You're a slacker, or so they say. This may be the book for you. It kept me mildly amused for about half of its four hundred pages.

At the very least, if you read Maribuana Reconsidered, you can arm yourself with a few useful sets of statistics and some interesting cocktail party factoids. For instance, the sacred plant was so useful that Henry VIII required its cultivation by English farmers, and George Washington himself had a crop.

More importantly, you can strengthen the case against your more straight-laced, beer-drinking Harvard colleagues. Grinspoon has shaped a compelling and coherent argument against claims that pot is any more dangerous than, say, alcohol.

In an updated introduction to the 1994 edition, Grinspoon makes it clear that his intent is neither to encourage nor to stigmatize those who partake of the demon flower. This is just the facts, ma'am, a fogie's guide to Xanadu. Grinspoon has collected and synthesized a great deal of information, and he gives ample to time to the anti-weed agenda. The author quotes a few scary tidbits from the FBI: "He [the user] becomes a fiend with savage or 'cave man' tendencies. His sex desires are aroused and some of the most horrible crimes result..." Horrible crimes, not the least of which were Dingo boots, halter tops and the Average White Band.

Perhaps this will contribute to your already ample research on the topic of stimulating user conversations. "Have you ever noticed that the architecture of Leverett Towers is clearly projectile and phallic whereas Claverly Hall is mammary?" "Have you ever noticed that the words 'gender issue' sound a lot like 'genital tissue?"' Usually at this point, someone decides that it would be a real good idea to break out the Air Supply album.

But this research is after all, personal and subjective. Grinspoon, by necessity, aims for generalizations. Maribuana Reconsidered is a long book, equal parts history, biology and psyche, with a little bit of philosophical speculation thrown in for good measure. You might want to skip a few of the more boring chapters, particularly "From Plant to Intoxicant," which will only interest the most finicky connoisseurs.

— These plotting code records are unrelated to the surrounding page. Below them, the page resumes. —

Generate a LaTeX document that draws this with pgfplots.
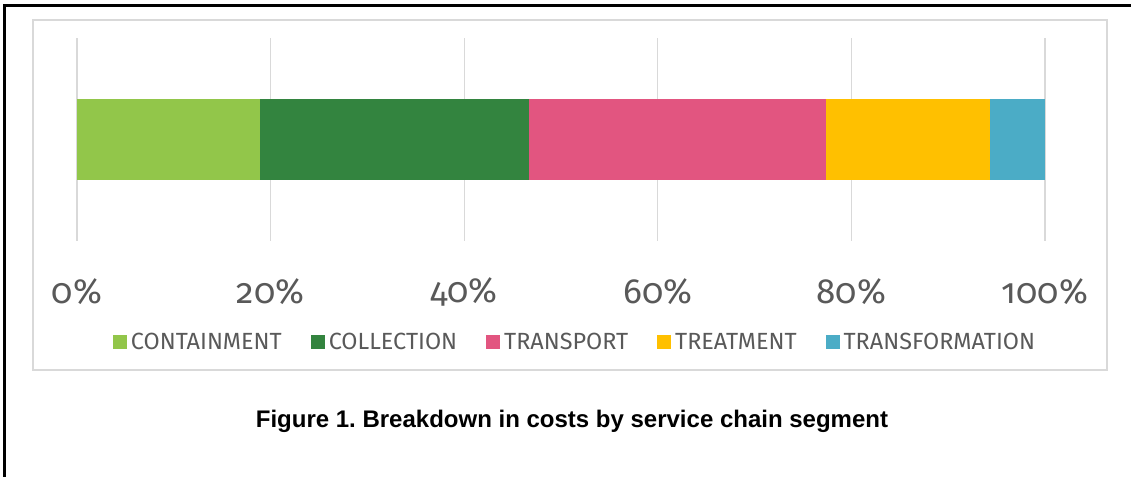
\documentclass[border=0pt]{standalone}
\usepackage{pgfplots}
\pgfplotsset{compat=1.18}
\usepackage{fontspec}
\setmainfont{Fira Sans}
\newfontfamily\tickfont[Numbers=OldStyle]{Fira Sans}
\newfontfamily\capfont{Liberation Sans}
\frenchspacing
\definecolor{cA}{HTML}{92C64A}
\definecolor{cB}{HTML}{33843F}
\definecolor{cC}{HTML}{E25580}
\definecolor{cD}{HTML}{FFC000}
\definecolor{cE}{HTML}{4BACC6}
\definecolor{txt}{HTML}{595959}
\definecolor{gridc}{HTML}{D9D9D9}
\begin{document}
\begin{tikzpicture}
\path[use as bounding box] (0,0) rectangle (565.5pt,238.5pt);
\draw[line width=1.5pt] (2pt,0) -- (2pt,235.75pt) -- (565.5pt,235.75pt);
\draw[gridc, line width=0.6pt] (16.5pt,53.5pt) rectangle (553.5pt,228.5pt);
\begin{axis}[
  at={(38.5pt,118pt)}, anchor=south west,
  width=484pt, height=101.5pt, scale only axis,
  xmin=0, xmax=100, ymin=-1, ymax=1,
  xbar stacked, bar width=40pt,
  axis line style={draw=none},
  tick style={draw=none},
  ytick=\empty,
  xtick={0,20,40,60,80,100},
  xticklabels={0\%,20\%,40\%,60\%,80\%,100\%},
  xmajorgrids, grid style={color=gridc, line width=0.6pt},
  xticklabel style={font=\tickfont\fontsize{17.5}{19}\selectfont, text=txt, anchor=center, yshift=-25.5pt},
  clip=false,
  legend columns=5,
  legend style={at={(0.5155,-0.5)}, anchor=center, draw=none, fill=none,
    font=\fontsize{11.7}{13}\selectfont, text=txt,
    /tikz/every even column/.append style={column sep=12.5pt}},
  legend image code/.code={\fill[#1] (-1pt,-3.5pt) rectangle (6pt,3.5pt);},
]
\addplot[fill=cA, draw=none] coordinates {(18.9,0)};
\addplot[fill=cB, draw=none] coordinates {(27.8,0)};
\addplot[fill=cC, draw=none] coordinates {(30.7,0)};
\addplot[fill=cD, draw=none] coordinates {(16.9,0)};
\addplot[fill=cE, draw=none] coordinates {(5.7,0)};
\legend{CONTAINMENT, COLLECTION, TRANSPORT, TREATMENT, TRANSFORMATION}
\end{axis}
\node[font=\capfont\bfseries\fontsize{12}{14}\selectfont] at (286pt,28pt) {Figure 1. Breakdown in costs by service chain segment};
\end{tikzpicture}
\end{document}
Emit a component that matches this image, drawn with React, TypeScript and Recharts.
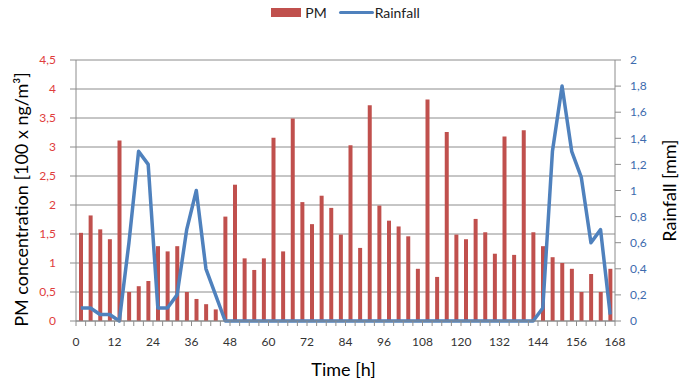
import React from 'react';
import {
  ComposedChart,
  Bar,
  Line,
  XAxis,
  YAxis,
  CartesianGrid,
  Legend,
} from 'recharts';

// Start hour of each 3-hour interval
const hours = [
  0, 3, 6, 9, 12, 15, 18, 21, 24, 27, 30, 33, 36, 39, 42, 45, 48, 51, 54, 57,
  60, 63, 66, 69, 72, 75, 78, 81, 84, 87, 90, 93, 96, 99, 102, 105, 108, 111,
  114, 117, 120, 123, 126, 129, 132, 135, 138, 141, 144, 147, 150, 153, 156,
  159, 162, 165,
];

// PM concentration [100 x ng/m3]
const pm = [
  1.52, 1.82, 1.58, 1.41, 3.11, 0.5, 0.6, 0.69, 1.29, 1.2, 1.29, 0.5, 0.38,
  0.29, 0.2, 1.8, 2.35, 1.08, 0.88, 1.08, 3.16, 1.2, 3.49, 2.05, 1.67, 2.16,
  1.95, 1.49, 3.03, 1.26, 3.72, 1.99, 1.73, 1.63, 1.46, 0.9, 3.82, 0.76, 3.26,
  1.49, 1.41, 1.76, 1.53, 1.16, 3.18, 1.14, 3.29, 1.53, 1.29, 1.1, 1.0, 0.9,
  0.5, 0.81, 0.5, 0.9,
];

// Rainfall [mm]
const rainfall = [
  0.1, 0.1, 0.05, 0.05, 0, 0.6, 1.3, 1.2, 0.1, 0.1, 0.2, 0.7, 1.0, 0.4, 0.2, 0,
  0, 0, 0, 0, 0, 0, 0, 0, 0, 0, 0, 0, 0, 0, 0, 0, 0, 0, 0, 0, 0, 0, 0, 0, 0, 0,
  0, 0, 0, 0, 0, 0, 0.1, 1.3, 1.8, 1.3, 1.1, 0.6, 0.7, 0.05,
];

const xTicks = [
  0, 3, 6, 9, 12, 15, 18, 21, 24, 27, 30, 33, 36, 39, 42, 45, 48, 51, 54, 57,
  60, 63, 66, 69, 72, 75, 78, 81, 84, 87, 90, 93, 96, 99, 102, 105, 108, 111,
  114, 117, 120, 123, 126, 129, 132, 135, 138, 141, 144, 147, 150, 153, 156,
  159, 162, 165, 168,
];
const leftTicks = [0, 0.5, 1, 1.5, 2, 2.5, 3, 3.5, 4, 4.5];
const rightTicks = [0, 0.2, 0.4, 0.6, 0.8, 1, 1.2, 1.4, 1.6, 1.8, 2];

const data = hours.map((h, i) => ({
  t: h + 1.5,
  pm: pm[i],
  rain: rainfall[i],
}));

const FONT = 'Lato, "Open Sans", sans-serif';
const PM_COLOR = '#C0504D';
const RAIN_COLOR = '#4F81BD';
const GRID = '#8C8C8C';

const fmt = (v: number) =>
  Number.isInteger(v) ? String(v) : v.toFixed(1).replace('.', ',');

const renderLegend = () => (
  <div
    style={{
      display: 'flex',
      justifyContent: 'center',
      alignItems: 'center',
      fontFamily: FONT,
      fontSize: 14,
      color: '#222',
    }}
  >
    <span
      style={{
        display: 'inline-block',
        width: 30,
        height: 9,
        background: PM_COLOR,
        marginRight: 4,
      }}
    />
    <span style={{ marginRight: 12 }}>PM</span>
    <span
      style={{
        display: 'inline-block',
        width: 35,
        height: 3,
        background: RAIN_COLOR,
        borderRadius: 2,
        marginRight: 1,
      }}
    />
    <span>Rainfall</span>
  </div>
);

export default function App() {
  return (
    <div style={{ position: 'absolute', left: 0, top: 0, width: 691, height: 384, background: '#fff' }}>
      <ComposedChart
        width={691}
        height={384}
        data={data}
        margin={{ top: 43, right: 0, bottom: 0, left: 0 }}
      >
        <CartesianGrid
          yAxisId="left"
          vertical={false}
          stroke={GRID}
          strokeWidth={1}
        />
        <XAxis
          dataKey="t"
          type="number"
          domain={[0, 168]}
          ticks={xTicks}
          interval={0}
          height={63}
          tickFormatter={(v: number) => (v % 12 === 0 ? String(v) : '')}
          tick={{ fill: '#333', fontSize: 12, fontFamily: FONT }}
          tickSize={5}
          tickMargin={11}
          axisLine={{ stroke: GRID }}
          tickLine={{ stroke: GRID }}
          label={{
            value: 'Time [h]',
            position: 'center',
            dy: 17,
            dx: -2,
            style: { fontSize: 18, fontFamily: FONT, fill: '#000' },
          }}
        />
        <YAxis
          yAxisId="left"
          orientation="left"
          width={76}
          domain={[0, 4.5]}
          ticks={leftTicks}
          interval={0}
          tickFormatter={fmt}
          tick={{ fill: '#E03C3C', fontSize: 12, fontFamily: FONT }}
          tickSize={6}
          tickMargin={14}
          axisLine={{ stroke: GRID }}
          tickLine={{ stroke: GRID }}
          label={{
            value: 'PM concentration [100 x ng/m³]',
            angle: -90,
            position: 'center',
            dx: -16,
            dy: 9,
            style: { fontSize: 18, fontFamily: FONT, fill: '#000', textAnchor: 'middle' },
          }}
        />
        <YAxis
          yAxisId="right"
          orientation="right"
          width={76}
          domain={[0, 2]}
          ticks={rightTicks}
          interval={0}
          tickFormatter={fmt}
          tick={{ fill: '#3D6BAE', fontSize: 12, fontFamily: FONT }}
          tickSize={6}
          tickMargin={9}
          axisLine={{ stroke: GRID }}
          tickLine={{ stroke: GRID }}
          label={{
            value: 'Rainfall [mm]',
            angle: -90,
            position: 'center',
            dx: 17,
            style: { fontSize: 18, fontFamily: FONT, fill: '#000', textAnchor: 'middle' },
          }}
        />
        <Legend
          verticalAlign="top"
          align="center"
          content={renderLegend}
          wrapperStyle={{ top: 4, left: 0, width: 691 }}
        />
        <Bar
          yAxisId="left"
          dataKey="pm"
          name="PM"
          fill={PM_COLOR}
          barSize={4}
          isAnimationActive={false}
        />
        <Line
          yAxisId="right"
          dataKey="rain"
          name="Rainfall"
          type="linear"
          stroke={RAIN_COLOR}
          strokeWidth={3.5}
          dot={false}
          activeDot={false}
          strokeLinejoin="round"
          isAnimationActive={false}
        />
      </ComposedChart>
    </div>
  );
}
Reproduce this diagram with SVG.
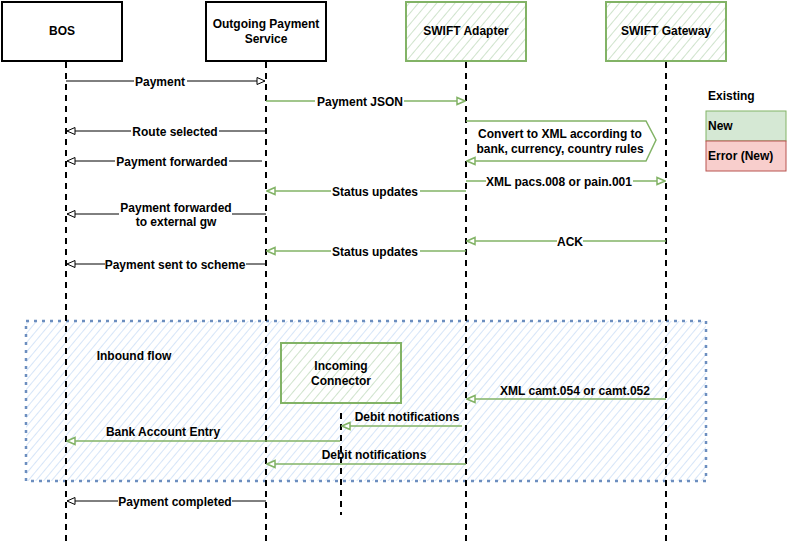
<svg xmlns="http://www.w3.org/2000/svg" width="787" height="543" viewBox="0 0 787 543">
<style>
text{font-family:"Liberation Sans",Arial,sans-serif;font-size:12px;font-weight:bold;fill:#000;text-anchor:middle}
.actor{fill:#fff;stroke:#000;stroke-width:2}
.gactor{fill:url(#hg);stroke:#82b366;stroke-width:2}
.life{stroke:#000;stroke-width:2;stroke-dasharray:6 5;fill:none}
.mb{stroke:#000;stroke-width:1;fill:none}
.mg{stroke:#82b366;stroke-width:1.5;fill:none}
.lbl{fill:#fff}
</style>
<defs>
<pattern id="hg" patternUnits="userSpaceOnUse" width="7" height="7" patternTransform="rotate(40)">
<rect width="7" height="7" fill="#fff"/>
<line x1="0" y1="0" x2="0" y2="7" stroke="#cfe3cc" stroke-width="2"/>
</pattern>
<pattern id="hb" patternUnits="userSpaceOnUse" width="6" height="6" patternTransform="rotate(40)">
<rect width="6" height="6" fill="#fff"/>
<line x1="0" y1="0" x2="0" y2="6" stroke="#d2e2f8" stroke-width="1.8"/>
</pattern>
<marker id="ab" markerWidth="10" markerHeight="10" refX="9" refY="5" orient="auto" markerUnits="userSpaceOnUse">
<path d="M1,1.5 L9,5 L1,8.5 Z" fill="#fff" stroke="#000" stroke-width="1"/>
</marker>
<marker id="ag" markerWidth="10" markerHeight="10" refX="9" refY="5" orient="auto" markerUnits="userSpaceOnUse">
<path d="M1,1.5 L9,5 L1,8.5 Z" fill="#fff" stroke="#82b366" stroke-width="1.5"/>
</marker>
</defs>
<rect width="787" height="543" fill="#fff"/>

<g id="inbound-frame">
<rect x="26" y="321" width="680" height="160" fill="url(#hb)" stroke="#6c8ebf" stroke-width="2.5" stroke-dasharray="3 5"/>
<text x="134" y="360">Inbound flow</text>
</g>

<g id="lifelines">
<line class="life" x1="66" y1="62" x2="66" y2="543"/>
<line class="life" x1="266" y1="62" x2="266" y2="543"/>
<line class="life" x1="466" y1="62" x2="466" y2="543"/>
<line class="life" x1="666" y1="62" x2="666" y2="543"/>
<line class="life" x1="341" y1="413" x2="341" y2="515"/>
</g>

<g id="bos"><rect class="actor" x="2" y="2" width="120" height="59"/><text x="62" y="35">BOS</text></g>
<g id="ops"><rect class="actor" x="206" y="2" width="120" height="59"/><text x="266" y="28">Outgoing Payment</text><text x="266" y="43">Service</text></g>
<g id="adapter"><rect class="gactor" x="406" y="2" width="120" height="59"/><text x="466" y="35">SWIFT Adapter</text></g>
<g id="gateway"><rect class="gactor" x="606" y="2" width="120" height="59"/><text x="666" y="35">SWIFT Gateway</text></g>
<g id="incoming"><rect class="gactor" x="281" y="343" width="120" height="60"/><text x="341" y="370">Incoming</text><text x="341" y="385">Connector</text></g>

<g id="legend">
<text x="708" y="100" style="text-anchor:start">Existing</text>
<rect x="706" y="111" width="80" height="30" fill="#d5e8d4" stroke="#82b366"/>
<text x="708" y="130" style="text-anchor:start">New</text>
<rect x="706" y="141" width="80" height="30" fill="#f8cecc" stroke="#b85450"/>
<text x="708" y="160" style="text-anchor:start">Error (New)</text>
</g>

<g id="connectors">
<line class="mb" x1="66" y1="81" x2="265" y2="81" marker-end="url(#ab)"/>
<rect class="lbl" x="134" y="74" width="53" height="14"/><text x="160" y="86">Payment</text>

<line class="mg" x1="266" y1="101" x2="465" y2="101" marker-end="url(#ag)"/>
<rect class="lbl" x="315" y="94" width="89" height="14"/><text x="360" y="106">Payment JSON</text>

<line class="mb" x1="266" y1="131" x2="67" y2="131" marker-end="url(#ab)"/>
<rect class="lbl" x="131" y="124" width="88" height="14"/><text x="175" y="136">Route selected</text>

<line class="mb" x1="262" y1="161" x2="67" y2="161" marker-end="url(#ab)"/>
<rect class="lbl" x="115" y="154" width="114" height="14"/><text x="172" y="166">Payment forwarded</text>

<line class="mg" x1="466" y1="191" x2="267" y2="191" marker-end="url(#ag)"/>
<rect class="lbl" x="331" y="184" width="89" height="14"/><text x="375" y="196">Status updates</text>

<path class="mg" d="M466,121 L646,121 L656,140 L646,161 L467,161" marker-end="url(#ag)"/>
<text x="560" y="138">Convert to XML according to</text>
<text x="560" y="153">bank, currency, country rules</text>

<line class="mg" x1="466" y1="181" x2="665" y2="181" marker-end="url(#ag)"/>
<rect class="lbl" x="486" y="174" width="147" height="14"/><text x="559" y="186">XML pacs.008 or pain.001</text>

<line class="mb" x1="266" y1="214" x2="67" y2="214" marker-end="url(#ab)"/>
<rect class="lbl" x="119" y="200" width="113" height="28"/><text x="176" y="212">Payment forwarded</text><text x="176" y="226">to external gw</text>

<line class="mg" x1="666" y1="241" x2="467" y2="241" marker-end="url(#ag)"/>
<rect class="lbl" x="557" y="234" width="26" height="14"/><text x="570" y="246">ACK</text>

<line class="mg" x1="466" y1="251" x2="267" y2="251" marker-end="url(#ag)"/>
<rect class="lbl" x="331" y="244" width="89" height="14"/><text x="375" y="256">Status updates</text>

<line class="mb" x1="266" y1="264" x2="67" y2="264" marker-end="url(#ab)"/>
<rect class="lbl" x="105" y="257" width="141" height="14"/><text x="175" y="269">Payment sent to scheme</text>

<line class="mg" x1="666" y1="399" x2="467" y2="399" marker-end="url(#ag)"/>
<text x="575" y="395">XML camt.054 or camt.052</text>

<line class="mg" x1="462" y1="426" x2="342" y2="426" marker-end="url(#ag)"/>
<text x="407" y="421">Debit notifications</text>

<line class="mg" x1="340" y1="441" x2="67" y2="441" marker-end="url(#ag)"/>
<text x="163" y="436">Bank Account Entry</text>

<line class="mg" x1="466" y1="464" x2="267" y2="464" marker-end="url(#ag)"/>
<text x="374" y="459">Debit notifications</text>

<line class="mb" x1="266" y1="501" x2="67" y2="501" marker-end="url(#ab)"/>
<rect class="lbl" x="118" y="494" width="114" height="14"/><text x="175" y="506">Payment completed</text>
</g>
</svg>
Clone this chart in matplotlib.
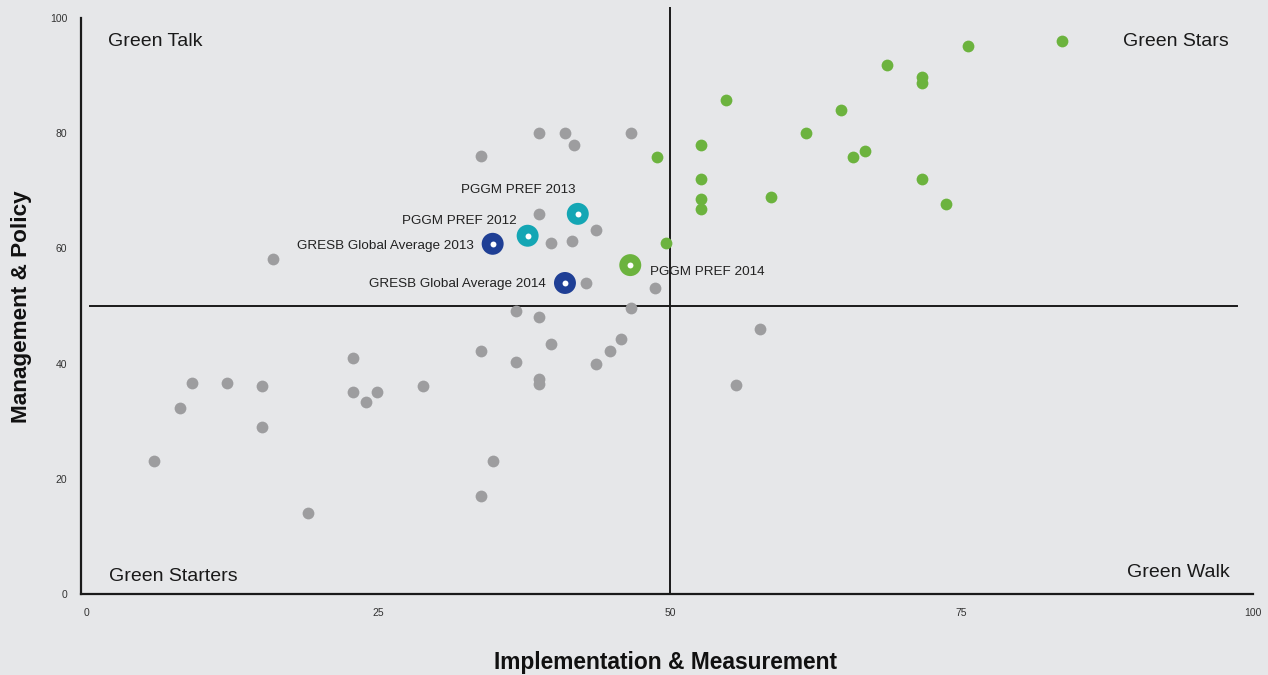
import matplotlib.pyplot as plt

plt.rcParams['font.family'] = ['Liberation Sans', 'DejaVu Sans']

# Other participants (grey)
grey_x = [5.8, 8.0, 9.0, 12.0, 15.0, 15.0, 16.0, 19.0, 22.8, 22.8, 23.9, 24.9, 28.8,
          33.8, 33.8, 33.8, 34.8, 36.8, 36.8, 38.8, 38.8, 38.8, 38.8, 38.8, 39.8, 39.8,
          41.0, 41.8, 41.6, 42.8, 43.7, 43.7, 44.9, 45.8, 46.7, 46.7, 48.7, 55.7, 57.7]
grey_y = [23.1, 32.3, 36.6, 36.6, 36.1, 29.0, 58.2, 14.1, 41.0, 35.1, 33.3, 35.1, 36.1,
          76.0, 42.2, 17.0, 23.1, 49.1, 40.3, 80.0, 66.0, 48.1, 37.3, 36.5, 60.9, 43.4,
          80.0, 78.0, 61.3, 54.0, 63.2, 39.9, 42.2, 44.3, 80.0, 49.7, 53.1, 36.3, 46.0]

# Green Stars (green)
green_x = [48.9, 49.7, 52.7, 52.7, 52.7, 52.7, 54.8, 58.7, 61.7, 64.7, 65.7, 66.7,
           68.6, 71.6, 71.6, 71.6, 73.7, 75.6, 83.6]
green_y = [75.9, 60.9, 78.0, 72.0, 68.6, 66.8, 85.8, 68.9, 80.0, 84.0, 75.9, 76.9,
           91.8, 89.8, 88.7, 72.0, 67.7, 95.1, 96.0]

# Highlighted funds
hl_names = ["GRESB Global Average 2013", "PGGM PREF 2012", "PGGM PREF 2013",
            "GRESB Global Average 2014", "PGGM PREF 2014"]
hl_x = [34.8, 37.8, 42.1, 41.0, 46.6]
hl_y = [60.8, 62.2, 66.0, 54.0, 57.1]
hl_colors = ["#1f3f95", "#14a6b4", "#14a6b4", "#1f3f95", "#6cb33e"]
# label anchor positions (data units) and alignment
hl_label_x = [33.2, 36.9, 37.0, 39.4, 48.3]
hl_label_y = [60.4, 64.8, 70.2, 53.8, 55.9]
hl_label_ha = ["right", "right", "center", "right", "left"]

bg = "#e6e7e9"
fig = plt.figure(figsize=(12.68, 6.75), dpi=100, facecolor=bg)
ax = fig.add_axes([81 / 1268, 81 / 675, (1253 - 81) / 1268, (594 - 6.5) / 675])
ax.set_facecolor(bg)

ax.scatter(grey_x, grey_y, s=72, color="#9d9d9f", linewidths=0, zorder=3)
ax.scatter(green_x, green_y, s=72, color="#6cb33e", linewidths=0, zorder=3)
ax.scatter(hl_x, hl_y, s=250, color=hl_colors, linewidths=0, zorder=4)
ax.scatter(hl_x, hl_y, s=18, color="white", linewidths=0, zorder=5)

for name, lx, ly, ha in zip(hl_names, hl_label_x, hl_label_y, hl_label_ha):
    ax.text(lx, ly, name, ha=ha, va="center", fontsize=9.7, color="#222222")

# Quadrant dividers
ax.plot([50, 50], [0, 101.9], color="#1a1a1a", lw=1.4, zorder=2)
ax.plot([0.3, 98.6], [50, 50], color="#1a1a1a", lw=1.4, zorder=2)

# Quadrant names
ax.text(1.8, 96, "Green Talk", fontsize=14, ha="left", va="center", color="#1a1a1a")
ax.text(97.9, 96, "Green Stars", fontsize=14, ha="right", va="center", color="#1a1a1a")
ax.text(1.9, 3.0, "Green Starters", fontsize=14, ha="left", va="center", color="#1a1a1a")
ax.text(98.0, 3.7, "Green Walk", fontsize=14, ha="right", va="center", color="#1a1a1a")

ax.set_xlim(-0.5, 100)
ax.set_ylim(0, 102)
ax.set_xticks([0, 25, 50, 75, 100])
ax.set_yticks([0, 20, 40, 60, 80, 100])
ax.tick_params(length=0, labelsize=7.5, labelcolor="#333333")
ax.tick_params(axis="x", pad=10)
ax.tick_params(axis="y", pad=10)

for side in ["top", "right"]:
    ax.spines[side].set_visible(False)
ax.spines["left"].set_bounds(0, 100)
ax.spines["left"].set_linewidth(1.6)
ax.spines["bottom"].set_linewidth(1.6)
ax.spines["left"].set_color("#1a1a1a")
ax.spines["bottom"].set_color("#1a1a1a")

# Axis titles placed in figure pixels
fig.text(665 / 1268, 1 - 663 / 675, "Implementation & Measurement", fontsize=16.4,
         fontweight="bold", ha="center", va="center", color="#111111")
fig.text(22 / 1268, 1 - 307 / 675, "Management & Policy", fontsize=16.2,
         fontweight="bold", ha="center", va="center", rotation=90, color="#111111")

plt.savefig("out.png", dpi=100, facecolor=bg)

More compelling are the case studies from history and literature presented in "Acute Intoxication-Literary Reports." Grinspoon includes everything from Theophile de Gaultier's observations of "a multitude of bodiless heads like cherubims, with such comical expressions" to Alan Ginsburg's musings on the benefits of snibidish, all vigorously footnoted.

"Acute Intoxication: Its Properties" is an unnecessary chapter. The drug's effects are well-known, well-documented, and often disconcertingly evident in our neighbors. One sensitive lad I know suffers from a sudden and inexplicable inclination toward flash photography while under the influence.

In a section discussing the motivations of the average user, Grinspoon makes some interesting correlations between the "intellectual" atmosphere of a college and the rate of drug use among its students--they're supposedly directly proportional.

Grinspoon's account of the drug's effects are both scarier and, somehow, more prosaic: "Micropsia and macropsia (or megaplosia) have been frequently reported [as well as] the sensation that [people and objects] are rushing toward [the user] at tremendous speed, increasing in size as they approach." He doesn't mention that this peculiar sensation can happen stone-cold-sober when trying to get an autograph at Disney World. I was seven. I was so excited. I walked right up to the Mouse and thrust a pen in his face. Suddenly, I heard a disconcertingly masculine voice emanating from the oversized plastic head, and it spoke to me. It spoke to me. And it said: "Look, kid, my hands are too big." Talk about sensory dissonance.

Unfortunately, much of the prose suffers from an acute seventies tinge. Describing the typical user's reaction, Grinspoon writes. marijuana "heightens (or so they assert) capacity to feel, to appreciate, to perceive, AND TO SHARE." The Brady undertones elude poor Grinspoon, but the subtext of 70s culture adds to the book's entertainment value. This increases with the level of THC in your system.